#### What this task involves
Don't include pictures. Quote the lines below from the first through the line that contains "import plotly.graph_objects as go".

_ _ _ _

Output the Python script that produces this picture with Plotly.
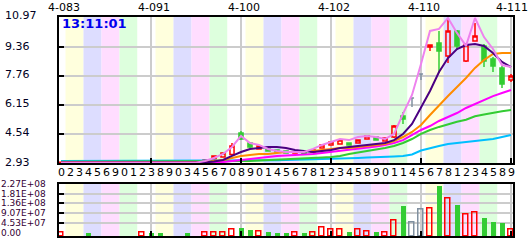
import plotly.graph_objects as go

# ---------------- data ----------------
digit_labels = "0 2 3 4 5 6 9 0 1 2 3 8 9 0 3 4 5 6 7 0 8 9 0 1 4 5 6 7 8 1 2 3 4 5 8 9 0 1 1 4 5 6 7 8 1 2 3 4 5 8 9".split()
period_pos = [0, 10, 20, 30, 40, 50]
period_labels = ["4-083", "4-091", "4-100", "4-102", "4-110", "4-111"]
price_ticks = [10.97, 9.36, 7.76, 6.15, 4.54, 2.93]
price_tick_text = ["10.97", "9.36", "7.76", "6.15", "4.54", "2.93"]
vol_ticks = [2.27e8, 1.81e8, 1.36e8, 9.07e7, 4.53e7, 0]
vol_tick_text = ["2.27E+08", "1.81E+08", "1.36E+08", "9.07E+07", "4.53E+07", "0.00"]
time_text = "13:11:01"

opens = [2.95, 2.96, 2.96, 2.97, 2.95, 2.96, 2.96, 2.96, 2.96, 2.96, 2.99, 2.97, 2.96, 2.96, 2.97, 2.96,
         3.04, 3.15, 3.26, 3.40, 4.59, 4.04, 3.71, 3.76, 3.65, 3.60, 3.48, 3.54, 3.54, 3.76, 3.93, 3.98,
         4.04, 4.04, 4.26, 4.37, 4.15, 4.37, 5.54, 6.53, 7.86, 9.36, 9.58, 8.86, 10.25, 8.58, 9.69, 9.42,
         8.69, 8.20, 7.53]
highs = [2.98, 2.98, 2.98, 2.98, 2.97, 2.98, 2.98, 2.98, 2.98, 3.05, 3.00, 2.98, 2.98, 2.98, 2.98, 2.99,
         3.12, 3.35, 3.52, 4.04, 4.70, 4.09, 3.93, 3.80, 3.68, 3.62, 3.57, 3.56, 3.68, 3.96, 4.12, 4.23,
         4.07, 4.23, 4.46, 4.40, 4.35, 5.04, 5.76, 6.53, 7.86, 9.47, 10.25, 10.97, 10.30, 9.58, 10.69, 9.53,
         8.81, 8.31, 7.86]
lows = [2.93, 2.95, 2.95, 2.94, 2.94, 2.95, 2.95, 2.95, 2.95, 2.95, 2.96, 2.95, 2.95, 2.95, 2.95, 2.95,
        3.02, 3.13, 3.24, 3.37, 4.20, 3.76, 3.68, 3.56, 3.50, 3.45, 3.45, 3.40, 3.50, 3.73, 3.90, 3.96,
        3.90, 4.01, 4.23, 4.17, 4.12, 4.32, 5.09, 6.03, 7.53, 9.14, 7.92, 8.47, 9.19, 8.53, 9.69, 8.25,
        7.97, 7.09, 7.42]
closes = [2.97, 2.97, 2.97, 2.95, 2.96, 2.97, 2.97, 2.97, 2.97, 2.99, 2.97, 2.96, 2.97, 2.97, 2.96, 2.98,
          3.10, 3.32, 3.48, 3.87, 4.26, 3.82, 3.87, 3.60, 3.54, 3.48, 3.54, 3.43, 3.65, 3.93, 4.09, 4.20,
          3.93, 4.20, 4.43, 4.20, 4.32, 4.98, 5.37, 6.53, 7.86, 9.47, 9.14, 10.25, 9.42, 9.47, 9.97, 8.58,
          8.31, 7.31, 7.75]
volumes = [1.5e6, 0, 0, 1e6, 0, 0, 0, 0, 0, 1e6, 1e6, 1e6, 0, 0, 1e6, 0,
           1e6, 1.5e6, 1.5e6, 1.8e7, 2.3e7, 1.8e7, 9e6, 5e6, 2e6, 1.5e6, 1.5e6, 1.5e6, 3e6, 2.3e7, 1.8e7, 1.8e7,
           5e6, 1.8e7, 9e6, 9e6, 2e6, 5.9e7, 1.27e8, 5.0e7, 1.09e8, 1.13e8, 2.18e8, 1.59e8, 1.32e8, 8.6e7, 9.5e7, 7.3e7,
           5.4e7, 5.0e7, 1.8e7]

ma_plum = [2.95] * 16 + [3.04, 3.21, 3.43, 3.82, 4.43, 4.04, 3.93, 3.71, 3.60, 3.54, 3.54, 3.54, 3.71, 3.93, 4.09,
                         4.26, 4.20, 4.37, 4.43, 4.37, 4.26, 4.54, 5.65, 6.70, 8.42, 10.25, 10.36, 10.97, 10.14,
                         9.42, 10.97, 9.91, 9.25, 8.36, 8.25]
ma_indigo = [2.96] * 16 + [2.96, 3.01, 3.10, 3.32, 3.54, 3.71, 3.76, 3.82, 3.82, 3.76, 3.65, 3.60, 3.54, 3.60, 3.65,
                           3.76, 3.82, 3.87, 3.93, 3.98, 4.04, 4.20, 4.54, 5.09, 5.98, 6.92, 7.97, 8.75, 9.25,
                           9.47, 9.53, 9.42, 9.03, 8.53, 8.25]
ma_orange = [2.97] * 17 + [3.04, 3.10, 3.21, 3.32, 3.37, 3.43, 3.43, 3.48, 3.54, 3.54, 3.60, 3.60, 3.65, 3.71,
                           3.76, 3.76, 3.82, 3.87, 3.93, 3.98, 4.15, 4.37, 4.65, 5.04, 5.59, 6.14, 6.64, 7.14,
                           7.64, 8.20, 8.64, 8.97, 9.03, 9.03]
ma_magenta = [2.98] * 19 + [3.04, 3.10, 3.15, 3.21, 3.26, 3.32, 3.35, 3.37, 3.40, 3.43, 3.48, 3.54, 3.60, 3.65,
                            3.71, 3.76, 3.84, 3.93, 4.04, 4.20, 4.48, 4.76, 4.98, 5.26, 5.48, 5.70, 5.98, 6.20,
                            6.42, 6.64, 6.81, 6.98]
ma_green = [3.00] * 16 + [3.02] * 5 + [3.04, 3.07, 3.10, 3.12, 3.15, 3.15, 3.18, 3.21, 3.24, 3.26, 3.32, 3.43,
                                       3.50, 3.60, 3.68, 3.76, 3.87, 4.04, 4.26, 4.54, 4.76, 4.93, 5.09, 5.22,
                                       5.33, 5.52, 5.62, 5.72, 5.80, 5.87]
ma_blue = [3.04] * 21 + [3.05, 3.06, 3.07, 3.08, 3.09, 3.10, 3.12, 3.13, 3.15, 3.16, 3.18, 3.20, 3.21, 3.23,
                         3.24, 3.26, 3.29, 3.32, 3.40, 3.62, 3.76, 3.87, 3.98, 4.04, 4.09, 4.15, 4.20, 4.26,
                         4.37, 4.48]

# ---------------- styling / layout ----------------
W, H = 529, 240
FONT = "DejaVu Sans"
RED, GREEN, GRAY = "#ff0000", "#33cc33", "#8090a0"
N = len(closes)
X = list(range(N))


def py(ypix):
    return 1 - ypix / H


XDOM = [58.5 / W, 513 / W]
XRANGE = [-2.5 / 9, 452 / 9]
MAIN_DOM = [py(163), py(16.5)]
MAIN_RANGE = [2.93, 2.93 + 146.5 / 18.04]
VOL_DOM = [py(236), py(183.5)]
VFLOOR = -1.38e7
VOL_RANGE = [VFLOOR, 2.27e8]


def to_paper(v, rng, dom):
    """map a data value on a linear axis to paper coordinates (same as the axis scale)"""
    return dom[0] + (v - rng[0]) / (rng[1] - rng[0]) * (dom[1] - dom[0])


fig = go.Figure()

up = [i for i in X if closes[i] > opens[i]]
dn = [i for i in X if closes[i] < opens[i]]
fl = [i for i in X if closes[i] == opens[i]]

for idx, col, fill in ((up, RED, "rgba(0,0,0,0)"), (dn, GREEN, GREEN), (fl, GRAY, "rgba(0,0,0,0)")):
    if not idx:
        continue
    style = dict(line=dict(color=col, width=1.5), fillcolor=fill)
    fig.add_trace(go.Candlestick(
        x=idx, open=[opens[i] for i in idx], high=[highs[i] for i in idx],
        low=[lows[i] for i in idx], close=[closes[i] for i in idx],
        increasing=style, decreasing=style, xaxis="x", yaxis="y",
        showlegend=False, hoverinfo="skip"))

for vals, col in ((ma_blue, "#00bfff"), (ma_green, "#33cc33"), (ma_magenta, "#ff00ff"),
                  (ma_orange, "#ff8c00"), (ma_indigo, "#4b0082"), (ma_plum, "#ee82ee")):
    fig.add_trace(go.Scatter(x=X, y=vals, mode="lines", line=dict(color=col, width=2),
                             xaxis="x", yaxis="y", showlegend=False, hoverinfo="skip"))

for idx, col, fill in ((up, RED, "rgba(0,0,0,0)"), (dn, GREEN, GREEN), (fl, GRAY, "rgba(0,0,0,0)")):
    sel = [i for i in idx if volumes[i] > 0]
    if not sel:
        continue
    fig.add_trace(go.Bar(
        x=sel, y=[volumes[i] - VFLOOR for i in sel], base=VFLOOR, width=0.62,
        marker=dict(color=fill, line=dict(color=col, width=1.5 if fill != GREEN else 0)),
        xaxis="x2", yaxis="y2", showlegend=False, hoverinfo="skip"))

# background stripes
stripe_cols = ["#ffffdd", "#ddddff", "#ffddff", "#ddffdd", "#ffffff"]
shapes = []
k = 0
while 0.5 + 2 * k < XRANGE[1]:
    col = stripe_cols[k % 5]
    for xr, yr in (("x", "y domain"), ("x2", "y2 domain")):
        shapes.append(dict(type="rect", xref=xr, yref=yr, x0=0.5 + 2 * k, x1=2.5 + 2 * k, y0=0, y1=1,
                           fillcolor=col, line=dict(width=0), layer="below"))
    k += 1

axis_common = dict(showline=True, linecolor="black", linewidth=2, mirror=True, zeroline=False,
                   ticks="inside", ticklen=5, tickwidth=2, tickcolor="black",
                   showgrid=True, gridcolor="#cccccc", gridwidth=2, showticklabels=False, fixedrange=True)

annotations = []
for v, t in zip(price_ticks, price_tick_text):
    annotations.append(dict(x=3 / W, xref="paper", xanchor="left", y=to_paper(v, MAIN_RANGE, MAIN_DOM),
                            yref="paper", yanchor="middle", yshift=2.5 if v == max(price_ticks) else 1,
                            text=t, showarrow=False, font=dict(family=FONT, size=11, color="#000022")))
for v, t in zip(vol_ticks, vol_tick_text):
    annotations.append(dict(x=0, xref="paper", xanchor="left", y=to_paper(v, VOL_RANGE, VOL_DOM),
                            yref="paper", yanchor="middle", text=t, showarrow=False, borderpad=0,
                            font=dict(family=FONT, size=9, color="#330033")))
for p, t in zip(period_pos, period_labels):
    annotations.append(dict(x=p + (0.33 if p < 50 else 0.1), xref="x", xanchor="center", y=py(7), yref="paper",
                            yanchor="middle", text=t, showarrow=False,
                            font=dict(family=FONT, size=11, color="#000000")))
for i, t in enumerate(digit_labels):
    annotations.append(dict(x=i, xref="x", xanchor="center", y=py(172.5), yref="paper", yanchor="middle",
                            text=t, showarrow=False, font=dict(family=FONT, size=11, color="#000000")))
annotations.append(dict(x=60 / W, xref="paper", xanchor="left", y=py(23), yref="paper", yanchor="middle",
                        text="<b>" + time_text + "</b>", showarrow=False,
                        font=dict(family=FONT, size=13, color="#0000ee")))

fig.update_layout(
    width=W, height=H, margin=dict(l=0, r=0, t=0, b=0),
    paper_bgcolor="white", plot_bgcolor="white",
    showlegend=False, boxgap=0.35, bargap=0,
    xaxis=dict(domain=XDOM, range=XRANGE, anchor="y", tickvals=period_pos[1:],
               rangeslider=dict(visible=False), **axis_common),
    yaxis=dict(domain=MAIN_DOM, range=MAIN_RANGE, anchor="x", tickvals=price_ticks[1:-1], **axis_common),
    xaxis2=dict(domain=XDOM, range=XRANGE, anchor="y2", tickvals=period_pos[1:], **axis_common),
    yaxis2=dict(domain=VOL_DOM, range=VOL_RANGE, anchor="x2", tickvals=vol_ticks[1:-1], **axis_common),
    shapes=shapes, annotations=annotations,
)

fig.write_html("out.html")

_ _ _ _

#### Correct result
Output the Python script that produces this picture with Plotly.
import plotly.graph_objects as go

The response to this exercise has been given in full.